En DVD et Blu-ray : "Si Soy Cuba avait pu être montré au public en 1964, le cinéma du monde entier aurait été différent." Dixit Martin Scorsese. C'est dire si le film de Mikhaïl Kalatozov a marqué l'histoire du 7e art. Et pourtant, avant de devenir culte, Soy Cuba a longtemps été un film maudit. Potemkine nous le propose en combo Blu-ray/DVD dans une magnifique version, complétée par une pelletée de bonus et un livret éclairants.
Soy Cuba reste pour beaucoup de cinéphiles un chef-d'oeuvre méconnu, dont on connaît surtout un plan séquence hallucinant.
Et pour cause, le long-métrage est longtemps resté enfermé dans les placards de la cinémathèque cubaine. Pourtant son aventure avait bien commencé : la fine fleur du 7e art soviétique avait débarqué à Cuba en 1963 pour y raconter la récente revolucion qui avait porté au pouvoir Fidel Castro. Les autorités cubaines avaient alors mis à la disposition de Kalatozov tous les moyens nécessaires pour qu'il puisse narrer la geste des Barbudos. Tournage épique, centaines de figurants et Jean Bouise dans le rôle d'un Yankee ! Mais à sa sortie, c'est la douche froide : les Cubains ne s'y reconnaissent pas tandis que les Soviétiques s'y intéressent peu. Ajoutez à cela l'embargo américain et vous avez un enterrement de première classe.
Pourquoi cet échec ? Dans l'excellent documentaire Le Mammouth sibérien de Vicente Ferraz, présent dans le coffret, on comprend que Kalatozov, Sergueï Ouroussevski (directeur de la photographie), Evgueni Evtouchenko (coscénariste) et leurs compatriotes ont abordé le scénario avec leur âme et leur point de vue slaves. D'où un récit exalté et une approche poétique qui s'expriment dans une succession de plans-séquences, à la mise en scène très élaborée, tournés au grand angle. Un excès de formalisme qui éclipse l'histoire (et l'Histoire), pour les commanditaires castristes.

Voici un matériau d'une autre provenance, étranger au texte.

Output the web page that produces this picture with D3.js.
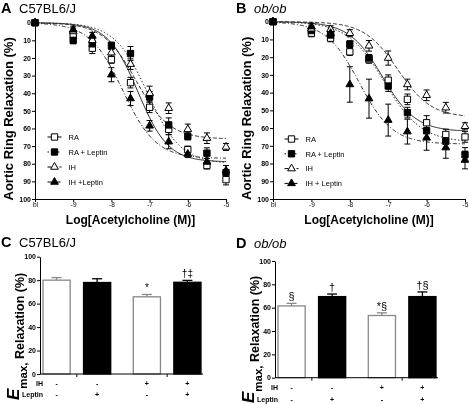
<!DOCTYPE html>
<html><head><meta charset="utf-8">
<script src="https://cdn.jsdelivr.net/npm/d3@7/dist/d3.min.js"></script>
<style>body{margin:0;background:#fff} svg{will-change:transform} svg text{font-family:Arial,"Liberation Sans",sans-serif}</style>
</head><body><svg id="c" width="469" height="404"></svg>
<script>
// ---------- DATA ----------
const doses = [-10, -9, -8.5, -8, -7.5, -7, -6.5, -6, -5.5, -5]; // -10 = baseline "bl"
const xTickVals = [-10, -9, -8, -7, -6, -5];
const xTickLabels = ["bl", "-9", "-8", "-7", "-6", "-5"];
const yTicksCurve = [0, 10, 20, 30, 40, 50, 60, 70, 80, 90, 100];
const legendA = ["RA", "RA + Leptin", "IH", "IH +Leptin"];
const legendB = ["RA", "RA + Leptin", "IH", "IH + Leptin"];

// Panel A (C57BL6/J) mean relaxation (%)
const aRA   = [0, 7, 14.5, 21, 34, 48, 60.5, 72, 81, 89];
const aRAL  = [0, 10, 12, 13, 17.5, 42, 58, 64.5, 74, 85];
const aIH   = [0, 5, 10, 17, 23.5, 40, 48.5, 60.5, 65.5, 70.5];
const aIHL  = [0, 4, 7.5, 29.5, 43, 58.5, 67.5, 74.5, 79, 84];
const aRAe  = [0, 2, 3, 2, 3, 3, 3, 2, 2, 3];
const aRALe = [0, 2, 3, 2, 4, 3, 4, 2, 3, 4];
const aIHe  = [0, 2, 2, 2, 3, 4, 3, 3, 3, 2];
const aIHLe = [0, 2, 2, 4, 4, 3, 4, 2, 2, 3];
// fitted sigmoid parameters [bottom, logEC50, hill]
const aFitRA  = [79, -7.3, 1.1];
const aFitRAL = [80, -7.05, 1.0];
const aFitIH  = [66, -7.35, 1.0];
const aFitIHL = [77, -7.7, 1.0];

// Panel B (ob/ob)
const bRA   = [0, 6.5, 9.3, 17, 21.4, 33, 43.8, 57, 63.6, 65];
const bRAL  = [0, 5, 7.5, 12.7, 20.5, 36.3, 51.3, 61.5, 67.4, 75];
const bIH   = [0, 4, 4.3, 6.5, 13.6, 20.5, 35.4, 41.5, 48.5, 59];
const bIHL  = [0, 2.8, 6.5, 35.4, 43.4, 55.5, 62, 65.5, 71, 78];
const bRAe  = [0, 2, 2, 2, 2, 3, 3, 4, 3, 3];
const bRALe = [0, 2, 2, 2, 2, 3, 3, 4, 4, 4];
const bIHe  = [0, 2, 2, 2, 3, 4, 3, 3, 3, 2];
const bIHLe = [0, 2, 3, 10, 11, 9, 7, 7, 6, 5];
const bFitRA  = [62, -7.15, 1.0];
const bFitRAL = [68, -7.1, 0.9];
const bFitIH  = [54, -6.75, 1.0];
const bFitIHL = [69, -7.75, 1.0];

// Panels C & D (Emax)
const ihRow = ["-", "-", "+", "+"];
const leptinRow = ["-", "+", "-", "+"];
const cMeans = [80, 78, 65.8, 78.2];
const cErr = [2.2, 3.2, 2, 1.6];
const cMarks = ["", "", "*", "\u2020\u2021"];
const dMeans = [61.5, 69.5, 53.3, 69.5];
const dErr = [2.2, 2.2, 2.3, 4];
const dMarks = ["\u00a7", "\u2020", "*\u00a7", "\u2020\u00a7"];
const yTicksBar = [0, 20, 40, 60, 80, 100];

// ---------- DRAW ----------
const svg = d3.select("#c");
const FONT = 'Arial,"Liberation Sans",sans-serif';
const styles = [
  {dash: null, fill: "#fff", sym: d3.symbolSquare, size: 40},
  {dash: "1.5,2", fill: "#000", sym: d3.symbolSquare, size: 40},
  {dash: "4,2", fill: "#fff", sym: d3.symbolTriangle, size: 26},
  {dash: "4,2,1,2", fill: "#000", sym: d3.symbolTriangle, size: 26}
];

function styleAxis(g, size, bold) {
  g.attr("font-family", FONT).attr("font-size", size).attr("font-weight", bold ? "bold" : "normal");
  g.selectAll("path,line").attr("stroke", "#000");
}

function curvePanel(o) {
  const x = d3.scaleLinear().domain([-10, -5]).range([o.x0, o.x1]);
  const y = d3.scaleLinear().domain([0, 100]).range([o.y0, o.y1]);
  const g = svg.append("g");
  const ya = g.append("g").attr("transform", `translate(${o.x0},0)`)
    .call(d3.axisLeft(y).tickValues(yTicksCurve).tickSize(3).tickPadding(1).tickSizeOuter(0));
  styleAxis(ya, 7, true);
  const xa = g.append("g").attr("transform", `translate(0,${o.y1})`)
    .call(d3.axisBottom(x).tickValues(xTickVals).tickSize(3).tickPadding(0).tickSizeOuter(0)
      .tickFormat((d, i) => xTickLabels[i]));
  styleAxis(xa, 6.5, false);
  // curves
  const xs = d3.range(-10, -4.995, 0.02);
  o.fits.forEach((f, i) => {
    const line = d3.line().x(d => x(d)).y(d => y(f[0] / (1 + Math.pow(10, (f[1] - d) * f[2]))));
    g.append("path").attr("d", line(xs)).attr("fill", "none").attr("stroke", "#222")
      .attr("stroke-width", 1).attr("stroke-dasharray", styles[i].dash);
  });
  // error bars
  o.series.forEach((s, i) => {
    s.forEach((v, j) => {
      const e = o.errs[i][j];
      if (!e) return;
      const cx = x(doses[j]);
      g.append("line").attr("x1", cx).attr("x2", cx).attr("y1", y(v - e)).attr("y2", y(v + e)).attr("stroke", "#000");
      [v - e, v + e].forEach(t => g.append("line").attr("x1", cx - 3).attr("x2", cx + 3)
        .attr("y1", y(t)).attr("y2", y(t)).attr("stroke", "#000"));
    });
  });
  // markers
  o.series.forEach((s, i) => {
    const st = styles[i];
    g.selectAll(null).data(s).enter().append("path")
      .attr("d", d3.symbol().type(st.sym).size(st.size))
      .attr("transform", (v, j) => `translate(${x(doses[j])},${y(v)})`)
      .attr("fill", st.fill).attr("stroke", "#000").attr("stroke-width", 1);
  });
  // legend
  o.legend.forEach((name, i) => {
    const st = styles[i];
    const ly = o.ly0 + i * o.lstep;
    g.append("line").attr("x1", o.lx - 7).attr("x2", o.lx + 7).attr("y1", ly).attr("y2", ly)
      .attr("stroke", "#000").attr("stroke-dasharray", st.dash);
    g.append("path").attr("d", d3.symbol().type(st.sym).size(st.size))
      .attr("transform", `translate(${o.lx},${ly})`).attr("fill", st.fill).attr("stroke", "#000");
    g.append("text").attr("x", o.lx + 14).attr("y", ly + 2.7).attr("font-size", 7.5).attr("fill", "#000").text(name);
  });
  // axis titles
  g.append("text").attr("transform", `translate(${o.ylx},${(o.y0 + o.y1) / 2 + 8}) rotate(-90)`)
    .attr("text-anchor", "middle").attr("font-size", 13).attr("font-weight", "bold")
    .text("Aortic Ring Relaxation (%)");
  g.append("text").attr("x", (o.x0 + o.x1) / 2).attr("y", o.y1 + 25).attr("text-anchor", "middle")
    .attr("font-size", 12).attr("font-weight", "bold").text("Log[Acetylcholine (M)]");
}

function barPanel(o) {
  const outer = d3.scaleBand().domain(["-", "+"]).range([o.bx0, o.bx1]).paddingInner(0.25);
  const inner = d3.scaleBand().domain(["-", "+"]).range([0, outer.bandwidth()]).paddingInner(0.33);
  const y = d3.scaleLinear().domain([0, 100]).range([o.y0, o.y1]);
  const g = svg.append("g");
  const bx = i => outer(ihRow[i]) + inner(leptinRow[i]);
  const bw = inner.bandwidth();
  // bars
  o.means.forEach((m, i) => {
    const black = leptinRow[i] === "+";
    const col = black ? "#000" : "#888";
    g.append("rect").attr("x", bx(i)).attr("y", y(m)).attr("width", bw).attr("height", y(0) - y(m))
      .attr("fill", black ? "#000" : "#fff").attr("stroke", col).attr("stroke-width", 1.3);
    const cx = bx(i) + bw / 2;
    g.append("line").attr("x1", cx).attr("x2", cx).attr("y1", y(m)).attr("y2", y(m + o.errs[i])).attr("stroke", col).attr("stroke-width", 1.3);
    g.append("line").attr("x1", cx - 5).attr("x2", cx + 5).attr("y1", y(m + o.errs[i])).attr("y2", y(m + o.errs[i])).attr("stroke", col).attr("stroke-width", 1.3);
    if (o.marks[i]) {
      g.append("text").attr("x", cx).attr("y", y(m + o.errs[i]) - 3).attr("text-anchor", "middle")
        .attr("font-family", o.markFont).attr("font-size", o.markSize).text(o.marks[i]);
    }
  });
  const ya = g.append("g").attr("transform", `translate(${o.ax},0)`)
    .call(d3.axisLeft(y).tickValues(yTicksBar).tickSize(3).tickPadding(1).tickSizeOuter(0));
  styleAxis(ya, 7, true);
  g.append("line").attr("x1", o.ax).attr("x2", o.axEnd).attr("y1", y(0)).attr("y2", y(0)).attr("stroke", "#000");
  ["-", "+"].forEach(k => {
    const tx = outer(k) + outer.bandwidth() / 2;
    g.append("line").attr("x1", tx).attr("x2", tx).attr("y1", y(0)).attr("y2", y(0) + 3).attr("stroke", "#000");
  });
  // rows
  [[ "IH", ihRow, o.r1], ["Leptin", leptinRow, o.r2]].forEach(([lab, row, ry]) => {
    g.append("text").attr("x", o.ax + 3).attr("y", ry).attr("text-anchor", "end").attr("font-size", 7)
      .attr("font-weight", "bold").text(lab);
    row.forEach((s, i) => g.append("text").attr("x", bx(i) + bw / 2).attr("y", ry).attr("text-anchor", "middle")
      .attr("font-size", 7).attr("font-weight", "bold").text(s));
  });
  // y label
  const t = g.append("text").attr("transform", `translate(${o.ylx},${o.yly}) rotate(-90)`)
    .attr("font-size", 12.5).attr("font-weight", "bold");
  t.append("tspan").attr("font-style", "italic").attr("font-size", 17).attr("dy", -5).text("E");
  t.append("tspan").attr("font-size", 11.5).attr("dy", 8).text("max");
  t.append("tspan").attr("font-size", 11.5).text(",");
  t.append("tspan").attr("dy", -3).text(" Relaxation (%)");
}

function title(x, y, letter, label, italic) {
  svg.append("text").attr("x", x).attr("y", y).attr("font-size", 14.5).attr("font-weight", "bold").text(letter);
  svg.append("text").attr("x", x + 18).attr("y", y).attr("font-size", 13)
    .attr("font-style", italic ? "italic" : "normal").text(label);
}

curvePanel({x0: 35, x1: 226, y0: 22.7, y1: 199,
  series: [aRA, aRAL, aIH, aIHL], errs: [aRAe, aRALe, aIHe, aIHLe],
  fits: [aFitRA, aFitRAL, aFitIH, aFitIHL], legend: legendA,
  lx: 54.5, ly0: 137, lstep: 15, ylx: 12.5});
curvePanel({x0: 273, x1: 465, y0: 21.7, y1: 199,
  series: [bRA, bRAL, bIH, bIHL], errs: [bRAe, bRALe, bIHe, bIHLe],
  fits: [bFitRA, bFitRAL, bFitIH, bFitIHL], legend: legendB,
  lx: 291.5, ly0: 139, lstep: 14.8, ylx: 250.5});

barPanel({bx0: 43, bx1: 201, ax: 40, axEnd: 203, y0: 374, y1: 256.7,
  means: cMeans, errs: cErr, marks: cMarks, markFont: FONT, markSize: 10,
  r1: 386, r2: 397, ylx: 24, yly: 400});
barPanel({bx0: 278, bx1: 436, ax: 275, axEnd: 438, y0: 377.7, y1: 261,
  means: dMeans, errs: dErr, marks: dMarks, markFont: '"Liberation Serif","DejaVu Serif",serif', markSize: 11,
  r1: 390, r2: 401.5, ylx: 259, yly: 403});

title(1, 13, "A", "C57BL6/J", false);
title(236, 13, "B", "ob/ob", true);
title(1, 247, "C", "C57BL6/J", false);
title(236, 248, "D", "ob/ob", true);
</script></body></html>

D'où la mise au placard jusqu'au début des années 1990, quand Soy Cuba est "redécouvert", projeté dans des festivals et promus par deux parrains enthousiastes : Martin Scorsese et Francis Ford Coppola.
Amour du cinéma
(Re)voir Soy Cuba, même sur son téléviseur, suscite un choc aussi bien visuel qu'émotionnel. Le spectateur est emporté par ce long poème en plusieurs tableaux, qui raconte la chute d'un régime inique et la rébellion de tout un peuple. Oeuvre de propagande ? Certainement mais l'exploitation des hommes comme des terres ne semble jamais caricatural. Les destins brisés ou malmenés qui nous sont présentés nous émeuvent encore, même si la réalité du castrisme est depuis longtemps bien documentée. Chaque image nous frappe par sa beauté éclatante. Certes, comme l'indique Mathieu Kassovitz dans le Vidéo club de Konbini, les plans-séquences du film pourraient tous être tournés aujourd'hui à la gopro. Reste qu'ils continuent de nous fasciner et de nous interpeller : "Mais comment ont-ils pu faire ça ?".
Dans un entretien génial, également disponible dans le coffret, Martin Scorsese décortique le film, d'un point de vue à la fois esthétique et technique. Surtout, il relève avec justesse que Soy Cuba transpire l'amour pour le cinéma et nous le fait partager. Pour la magnifique copie du film autant que pour le riche appareil critique qui l'accompagne, cette belle édition proposée par Potemkine s'avère tout simplement indispensable.